LAWS(PVC)-1916-9-31

MOTI RAIJI Vs. LALDAS JIBHAI

Decided On September 03, 1916
MOTI RAIJI Appellant
V/S
LALDAS JIBHAI Respondents

JUDGEMENT

(1.) There are only two ways, we think, in which a Hindu widow in the enjoyment of the normal widow s estate can convey a greater interest than that which she herself has, the one is by acceleration, the other by alienation for legal necessity. In the present case, limiting the contest to the appellant, defendant No. 2, and the plaintiffs, there can be no question of legal necessity. Both have pleaded at various stages that the original alienation by the widow Bai Lala, of the year 1893 was without consideration. It does not lie, therefore, in the mouth of the plaintiffs now to contend that that alienation was for legal necessity.

(2.) The only question remaining to be answered is whether as a result of the alienation of 1893, the widow accelerated her estate in favour of the plaintiffs. In order to make what follows clearer, we shall briefly state the material facts upon which this question arises.

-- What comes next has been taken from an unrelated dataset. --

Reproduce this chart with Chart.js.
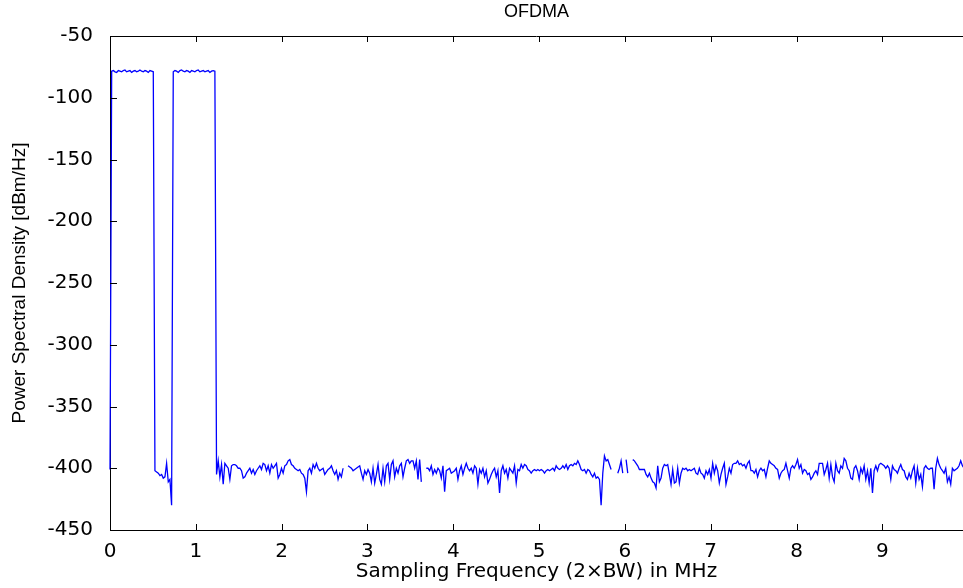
<!DOCTYPE html>
<html>
<head>
<meta charset="utf-8">
<script src="https://cdn.jsdelivr.net/npm/chart.js@4/dist/chart.umd.min.js"></script>
<style>
  body { margin: 0; background: #fff; }
  #wrap { width: 963px; height: 588px; }
</style>
</head>
<body>
<div id="wrap"><canvas id="psdChart" width="963" height="588"></canvas></div>
<script>
// PSD samples, uniform spacing in MHz
const FREQ_STEP = 0.0194;
const dcLevel = -401;
const bandA = [-78.5, -78, -79, -79.5, -78, -78.5, -79, -78, -77.5, -79, -78.5, -78, -79.5,
               -78.5, -78, -79, -78.5, -77.5, -78.5, -79, -78, -78.5, -79.5, -78, -78.5, -79];
const gapA = [-402, -403, -404, -406, -405, -408, -407, -396, -411, -409, -430];
const bandB = [-79, -78, -78.5, -79.5, -78, -77.5, -78.5, -79, -78, -78.5, -79.5, -78, -78.5,
               -79, -78, -77.5, -79, -78.5, -78, -79, -78.5, -78, -79.5, -78.5, -78, -78.5];
const noiseFloor = [
  -405,
  -394, -407, -397, -413, -396, -398, -400, -409, -398, -397, -397, -398, -400, -400, -402, -408,
  -407, -404, -402, -400, -404, -401, -405, -402, -400, -398, -401, -396, -397, -402, -398, -404,
  -397, -400, -398, -396, -408, -405, -400, -404, -398, -397, -394, -393, -397, -398, -400, -401,
  -402, -401, -404, -405, -408, -419, -402, -400, -404, -397, -400, -396, -400,
  -402, -401, -400, -405, -403, -401, -400, -398, -402, -405, -402, -409, -404, -407, -400, null,
  null, -398, -399, -400, -402, -401, -400, -399, -398, -404, -409, -402, -405, -401, -404, -411,
  -400, -412, -405, -397, -409, -413, -400, -411, -398, -396, -409, -397, -394, -407, -400, -404,
  -398, -396, -407, -400, -394, -393, -396, -394, -394, -400, -394, -409, -393, -411, null, null, -400,
  -400, -402, -398, -405, -401, -404, -400, -402, -408, -398, -419, -402, -401, -400, -404, -403,
  -402, -400, -409, -402, -398, -405, -400, -396, -400, -402, -400, -404, -398, -400, -413, -401,
  -404, -400, -407, -402, -412, -409, -405, -402, -400, -407, -402, -420, -402, -398, -404, -401,
  -408, -400, -402, -404, -398, -412, -401, -402, -397, -400, -397, -398, -401, -402, -404, -402, -401,
  -402, -401, -402, -401, -402, -404, -402, -401, -402, -401, -400, -402, -398, -400, -401, -400,
  -398, -400, -397, -401, -398, -397, -398, -396, -397, -394, -397, -401, -402, -401, -404, -401,
  -402, -405, -407, -404, -408, -407, -409, -430, -404, -390, -394, -393, -397, -401, null, null,
  null, -404, -400, -394, -404, null, -393, -404, null, null, -393, -394, -396, -398, -401, -401, -401,
  -401, -405, -407, -404, -408, -411, -412, -416, -398, -411, -408, -400, -397, -398, -397, -405,
  -413, -401, -412, -411, -400, -412, -404, -400, -401, -400, -402, -401, -402, -401, -400, -404,
  -405, -400, -404, -405, -408, -402, -405, -401, -408, -396, -404, -398, -402, -412, -405, -400,
  -396, -413, -407, -400, -404, -397, -396, -396, -394, -397, -396, -398, -397, -400, -396, -394, -402,
  -402, -404, -401, -407, -402, -400, -402, -401, -407, -400, -394, -396, -397, -398, -400, -401,
  -408, -404, -402, -401, -396, -402, -408, -400, -398, -400, -397, -393, -400, -397, -404, -401,
  -402, -405, -404, -409, -407, -404, -402, -405, -396, -396, -396, -405, -401, -396, -408, -397,
  -407, -411, -396, -402, -404, -398, -400, -392, -394, -400, -402, -408, -409, -400,
  -398, -402, -409, -400, -404, -398, -409, -402, -412, -400, -420, -402, -398, -402, -397, -396,
  -397, -398, -400, -398, -400, -409, -398, -401, -402, -404, -400, -397, -401, -402, -407, -409,
  -404, -408, -402, -398, -412, -400, -409, -405, -415, -400, -398, -400, -401, -400, -400, -417,
  -400, -392, -397, -400, -402, -404, -400, -411, -407, -413, -400, -402, -401, -400, -398, -394,
  -398, -400
];

const xTicks = [0, 1, 2, 3, 4, 5, 6, 7, 8, 9];
const yTicks = [-450, -400, -350, -300, -250, -200, -150, -100, -50];

const psd = [dcLevel, ...bandA, ...gapA, ...bandB, ...noiseFloor];
const points = psd.map((v, i) => ({ x: i * FREQ_STEP, y: v }));

// MATLAB style box: top line + inward ticks
const boxTicks = {
  id: 'boxTicks',
  afterDraw(chart) {
    const { ctx, chartArea: a, scales } = chart;
    ctx.save();
    ctx.strokeStyle = '#000';
    ctx.lineWidth = 1;
    ctx.beginPath();
    ctx.moveTo(a.left, a.top + 0.5);
    ctx.lineTo(a.right, a.top + 0.5);
    xTicks.forEach(t => {
      const px = Math.round(scales.x.getPixelForValue(t)) + 0.5;
      ctx.moveTo(px, a.bottom);
      ctx.lineTo(px, a.bottom - 6);
      ctx.moveTo(px, a.top);
      ctx.lineTo(px, a.top + 6);
    });
    yTicks.forEach(t => {
      const py = Math.round(scales.y.getPixelForValue(t)) + 0.5;
      ctx.moveTo(a.left, py);
      ctx.lineTo(a.left + 7, py);
    });
    ctx.stroke();
    ctx.restore();
  }
};

const tickFont = { family: 'DejaVu Sans', size: 20 };

new Chart(document.getElementById('psdChart'), {
  type: 'line',
  data: {
    datasets: [{
      data: points,
      borderColor: '#0000ff',
      borderWidth: 1.3,
      pointRadius: 0,
      tension: 0,
      spanGaps: false,
      clip: 2
    }]
  },
  options: {
    responsive: false,
    animation: false,
    layout: { padding: 0 },
    plugins: {
      legend: { display: false },
      tooltip: { enabled: false },
      title: { display: false }
    },
    scales: {
      x: {
        type: 'linear',
        min: 0,
        max: 9.94,
        afterFit: s => { s.height = 58; },
        grid: { display: false },
        border: { display: true, color: '#000', width: 1 },
        ticks: { stepSize: 1, includeBounds: false, color: '#000', font: tickFont, padding: 2, maxRotation: 0 },
        title: {
          display: true,
          text: 'Sampling Frequency (2×BW) in MHz',
          color: '#000',
          font: { family: 'DejaVu Sans', size: 20 },
          padding: { top: 0, bottom: 4 }
        }
      },
      top: {
        type: 'linear',
        position: 'top',
        min: 0,
        max: 9.94,
        afterFit: s => { s.height = 36; },
        grid: { display: false },
        border: { display: false },
        ticks: { display: false },
        title: {
          display: true,
          text: 'OFDMA',
          color: '#000',
          font: { family: 'Liberation Sans', size: 18 },
          padding: { top: 1, bottom: 0 }
        }
      },
      y: {
        min: -450,
        max: -50,
        afterFit: s => { s.width = 110; },
        grid: { display: false },
        border: { display: true, color: '#000', width: 1 },
        ticks: { stepSize: 50, color: '#000', font: tickFont, padding: 9 },
        title: {
          display: true,
          text: 'Power Spectral Density [dBm/Hz]',
          color: '#000',
          font: { family: 'Liberation Sans', size: 19 },
          padding: { top: 8, bottom: 0 }
        }
      }
    }
  },
  plugins: [boxTicks]
});
</script>
</body>
</html>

(3.) Bai Lala, the widow of one Raiji, was left in possession of a widow s estate in all his property. He died leaving no issue.. In 1893, Bai Lala mortgaged the whole estate to one Bechar for a sum of about Rs. 3,500, Almost immediately the plaintiffs who claimed to be the next reversioners, and in the course of all subsequent proceedings appear to have been admitted to be so, brought a suit to set aside this alienation on the ground that it was a hollow transaction, and that the widow had received no consideration. The suit was, en the face of it, premature, since at that time it may be doubted whether the plaintiffs had any locus standi. But with that we are not now concerned. What actually happened was that the matters in dispute were referred to arbitration, and an award was given by the arbitrators out of which all the subsequent rights of the parties inter se are held to have flowed. That award was not brought into Court or converted into a decree, but it has been confirmed, to some extent at any rate, by a decree of this High Court in the year 1911. In effect the award ordered that the plaintiffs should be allowed to redeem the estate mortgaged to the defendant No. 1 Bechar for a sum of Rs. 1700, and that on this being done Bechar was to convey the mortgaged estate, not to the original mortgagor Bai Lala, but to the plaintiffs, and that Bai Lala was to surrender all her right, title and interest in it, and that thereupon the plaintiffs in turn were to give to Bai Lala a house and eighteen bighas of land out of the estate so reconveyed to them by Bechar, for her life as maintenance. The award fixed the term within which the plaintiffs were to pay Rs. 1,700 to the original mortgagee Bechar, and that term ended with Magsar 1894. Such were the terms of the award. Nothing was done upon it for many years, and it appears that the mortgagee Bechar sub-mortgaged the property to one Desai for a sum which we will state roughly at Rs. 1,000. Under that mortgage Bechar attorned to his mortgagee Desai, and at a very much later period Desai actually brought a suit to recover one year s rent from Bechar and got a decree. That was somewhere in the year 1907 long before which the other transactions had occurred which we will now mention.